F&Aレポート

科学が解き明かす「ハート(心臓)は知性を持っている」1

 心臓と脳の関係をご存知でしょうか。私たちの脳を司るのは、実はハート(心臓)で、「心臓脳」というものが存在するのだそうです。「心拍数」を整えることで、脳も感情もコントロールできるというのです。これは、本来のパフォーマンスを発揮するメソッドとして、欧米企業や医療、教育、スポーツ界などで、取り入れ成果が認められています。この研究を進め、メソッドを全世界に広めているハートマス研究所(米国)と、その理論をご紹介します。(「ハート知性」ハートマス研究所/ひろしま平和未来創造研究所)

ハートマス研究所とは 〜約30年にわたり心臓・脳・神経系の機能などを研究
(1)1991年、米国カリフォルニア州で創立
(2)「心臓・脳・神経系の機能」「ストレスとパフォーマンス」の研究
(3)感情・ストレスのマネジメント法を開発、普及
(4)それらのメソッドは、欧米諸国の企業、医療・教育機関、軍や警察、スポーツ界
   などで導入されている

「ハート(心臓)」にも知性がある

 心臓はポンプになっていますが、そのポンプの周りに脳と同じような、神経細胞組織であるニューロンがあるということがわかっています。ニューロンの働きとして学習したり、記憶したり、何かを決定したりする能力を心臓も持っています。

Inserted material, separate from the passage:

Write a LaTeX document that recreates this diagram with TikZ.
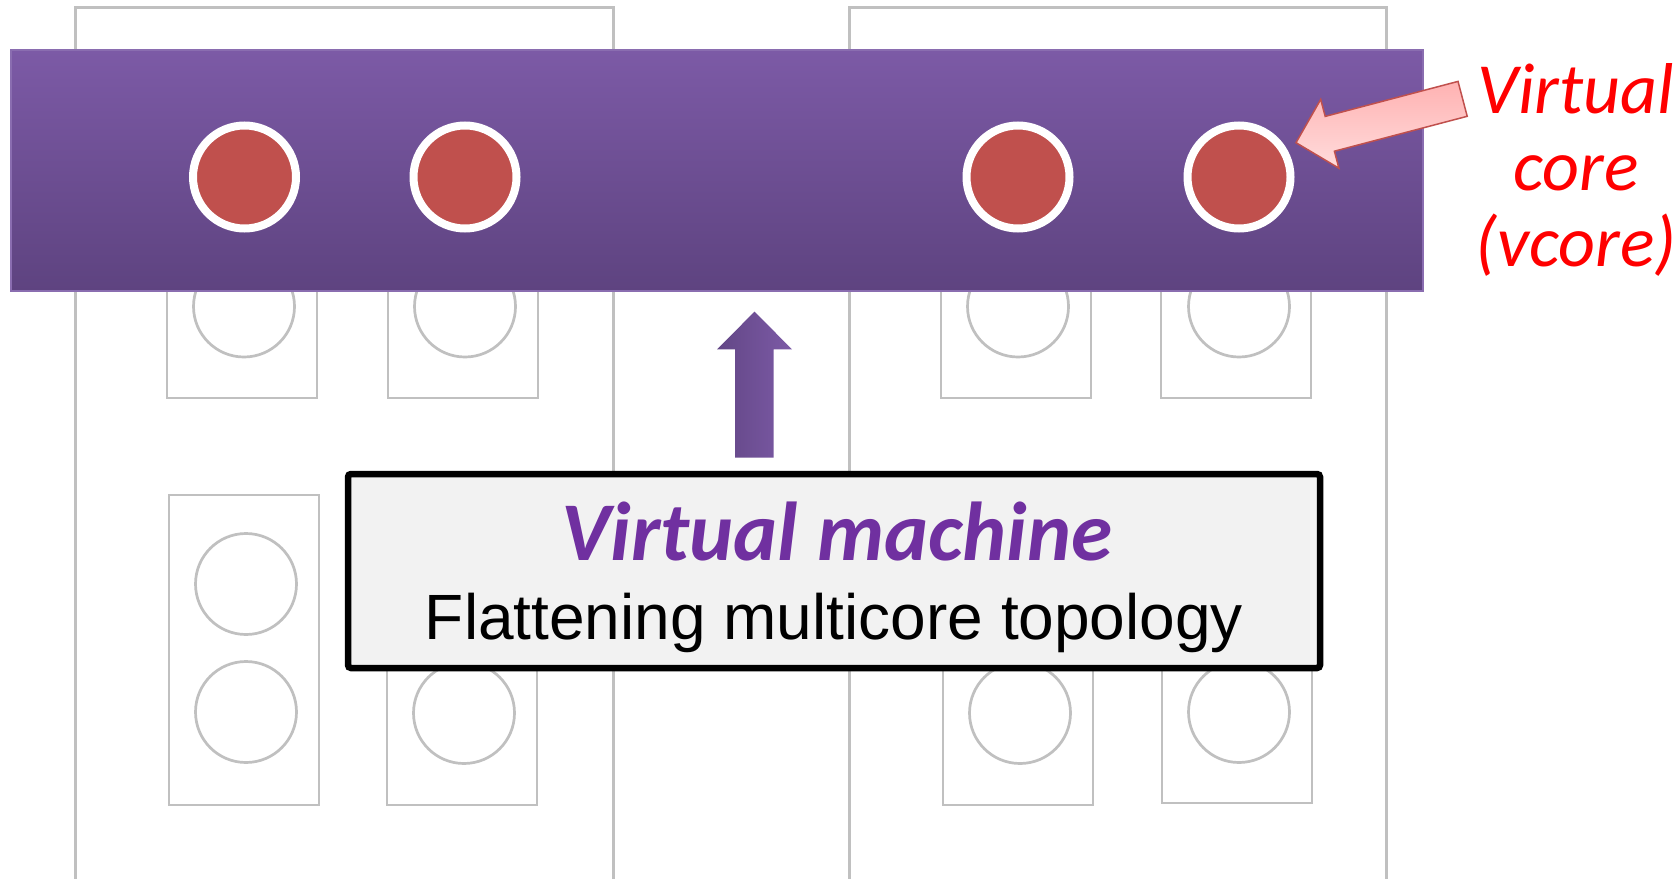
\documentclass[tikz,border=0pt]{standalone}
\usepackage{fontspec}
\setmainfont{Liberation Sans}
\newfontfamily\humanist{Carlito}

\definecolor{gridgray}{HTML}{C0C0C0}
\definecolor{vcorered}{HTML}{C0504D}
\definecolor{vmpurple}{HTML}{7030A0}
\definecolor{bartop}{HTML}{7C5AA6}
\definecolor{barbottom}{HTML}{5E4380}
\definecolor{baredge}{HTML}{8A6DB0}
\definecolor{boxfill}{HTML}{F2F2F2}
\definecolor{calloutedge}{HTML}{C0504D}
\definecolor{callouttop}{HTML}{FFB2B2}
\definecolor{calloutbottom}{HTML}{FFDCDC}

\begin{document}
\begin{tikzpicture}[x=1pt,y=-1pt,
  chipframe/.style={draw=gridgray, line width=3pt},
  corebox/.style={draw=gridgray, line width=2.7pt, fill=white},
  idlecore/.style={circle, draw=gridgray, line width=2.7pt, fill=white,
    inner sep=0pt, minimum size=101pt},
  vcore/.style={circle, draw=white, line width=8pt, fill=vcorered,
    inner sep=0pt, minimum size=103pt},
  vmbar/.style={draw=baredge, line width=1.5pt, top color=bartop, bottom color=barbottom},
  infobox/.style={draw=black, line width=6.5pt, fill=boxfill, rounded corners=3pt},
  titlefont/.style={font={\humanist\bfseries\itshape\fontsize{83.5pt}{90pt}\selectfont}, text=vmpurple},
  bodyfont/.style={font={\fontsize{64pt}{70pt}\selectfont}, text=black},
  labelfont/.style={font={\humanist\itshape\fontsize{72pt}{77pt}\selectfont}, text=red},
]
\useasboundingbox (0,0) rectangle (1680,878);
\clip (0,0) rectangle (1680,878);

% two multicore chips, running off the bottom edge
\draw[chipframe] (75,1000) -- (75,7.5) -- (613,7.5) -- (613,1000);
\draw[chipframe] (849,1000) -- (849,7.5) -- (1386,7.5) -- (1386,1000);

% upper row of physical cores
\draw[corebox] (167,200) rectangle (317,398);
\draw[corebox] (388,200) rectangle (538,398);
\draw[corebox] (941,200) rectangle (1091,398);
\draw[corebox] (1161,200) rectangle (1311,398);
\node[idlecore] (pa) at (244,306.5) {};
\node[idlecore] (pb) at (465,306.5) {};
\node[idlecore] (pc) at (1018,306.5) {};
\node[idlecore] (pd) at (1239,306.5) {};

% lower row of physical cores
\draw[corebox] (169,495) rectangle (319,805);
\draw[corebox] (387,620) rectangle (537,805);
\draw[corebox] (943,620) rectangle (1093,805);
\draw[corebox] (1162,620) rectangle (1312,803);
\node[idlecore] (qa1) at (246,584) {};
\node[idlecore] (qa2) at (246,712) {};
\node[idlecore] (qb) at (464,713) {};
\node[idlecore] (qc) at (1020,713) {};
\node[idlecore] (qd) at (1239,712) {};

% the virtual machine bar with its virtual cores
\path[vmbar] (11,50) rectangle (1423,291);
\node[vcore] (va) at (244.5,177) {};
\node[vcore] (vb) at (465,177) {};
\node[vcore] (vc) at (1018,177) {};
\node[vcore] (vd) at (1239,177) {};

% explanation box
\path[infobox] (348,474) rectangle (1320,668);
\node[titlefont, anchor=base] (vmtitle) at (837,560) {Virtual machine};
\node[bodyfont, anchor=base] (vmsub) at (834,639) {Flattening multicore topology};

% block arrow from the box up to the bar
\shade[left color=barbottom!85!bartop, right color=bartop]
  (735,457.7) -- (735,349.3) -- (717,349.3) -- (754.5,311.7)
  -- (792,349.3) -- (773.7,349.3) -- (773.7,457.7) -- cycle;

% callout arrow pointing at a virtual core
\path[draw=calloutedge, line width=1.5pt, top color=callouttop, bottom color=calloutbottom]
  (1458,81.4) -- (1325.2,116.4) -- (1320.7,99.4) -- (1296,142.7)
  -- (1338.9,168.2) -- (1334.4,151.2) -- (1467.2,116.3) -- cycle;

\node[labelfont, anchor=base] (lbl1) at (1576,113.3) {Virtual};
\node[labelfont, anchor=base] (lbl2) at (1576,190) {core};
\node[labelfont, anchor=base] (lbl3) at (1576,266.7) {(vcore)};
\end{tikzpicture}
\end{document}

 同時に、直感、インスピレーションと呼ばれるものは心臓からもたらされること、または、心臓が入口になっているのではないかということが研究で明らかなっています。

 私たちは「心はどこにあるか」と聞かれたら、本能的に「心は胸(ハート)にある」ということを感じています。

 直感(インスピレーション)の機能について、面白い実験があります。コンピューターの画面の前に被験者に座ってもらいます。その画面に二通りの写真を被験者に見せます。  

 一つは心安らぐ美しい映像、もう一つは戦争のようなネガティブな映像です。その二つの映像をコンピューターがランダムに6秒ごとに切り替えます。それによっての心臓や脳の働きを調べていきます。通常私たちは、映像を見たあとに反応すると思っていますが、実験結果は違っていました。

 その実験により、映像が選ばれる前に心臓が反応し、その信号が心臓から脳に送られて映像を見る前に脳が反応するということがわかりました。次に起こることを予知して心臓が反応しているのです。

 「虫の知らせ」「胸騒ぎがする」という言葉は、その言葉通り、次に起こることを心臓が予知して反応しているといえます。逆に「アイデアがひらめく」などの直感も、リラックスしているときに起こると言われますが、これも心拍数が安定しているときに、ハートの知性が働いて閃くのではないかと、いわれています。

 私たちは、「脳」が体をコントロールとしていると思っていますが、実は心臓にも脳があり「心臓脳」と呼ばれるものが存在し、「心臓脳」と「脳」が連携しているのです。

心拍リズムと脳 「コヒーランス」と「非コヒーランス」

 脳と心臓は、太い神経で結ばれていて常に情報を交換しています。脳から心臓にいく情報量と、心臓から脳にいく情報量を比べてみると、心臓から脳にいく情報量の方が100倍も多いということがわかっています。

 心拍数の変化が脳の機能に影響を与えているのです。健康診断で測る心拍数は、一瞬の心拍リズムを1分に治してデータ化したものですが、心拍リズムというのは実際には、一刻一刻その長さが違い常に変化しているものです。

 心拍リズムが不規則で、激しく動いている状態を「非コヒーランス」と呼びます。「非コヒーランス」の時に感情は不満・イライラ・心配といった状態になり、脳のパフォーマンスは低下しています。確かに私たちはイライラしているときは、冷静に物事を判断できません。そのときの心臓は、心拍のリズムが不規則で非常に乱れている状態になっています。

 反対に、心拍数が安定した「コヒーランス」と呼ばれる状態は、リズムが一定で心拍数の上下の振れ幅も一定しています。これは心臓本来の理想的な拍動の状態です。

「コヒーランス」になっていると、感謝、自信、落ち着きといったリッラクス状態になり、脳のパフォーマンスも向上します。

 心拍のリズムを通して、様々な情報が脳に伝達されていくのです。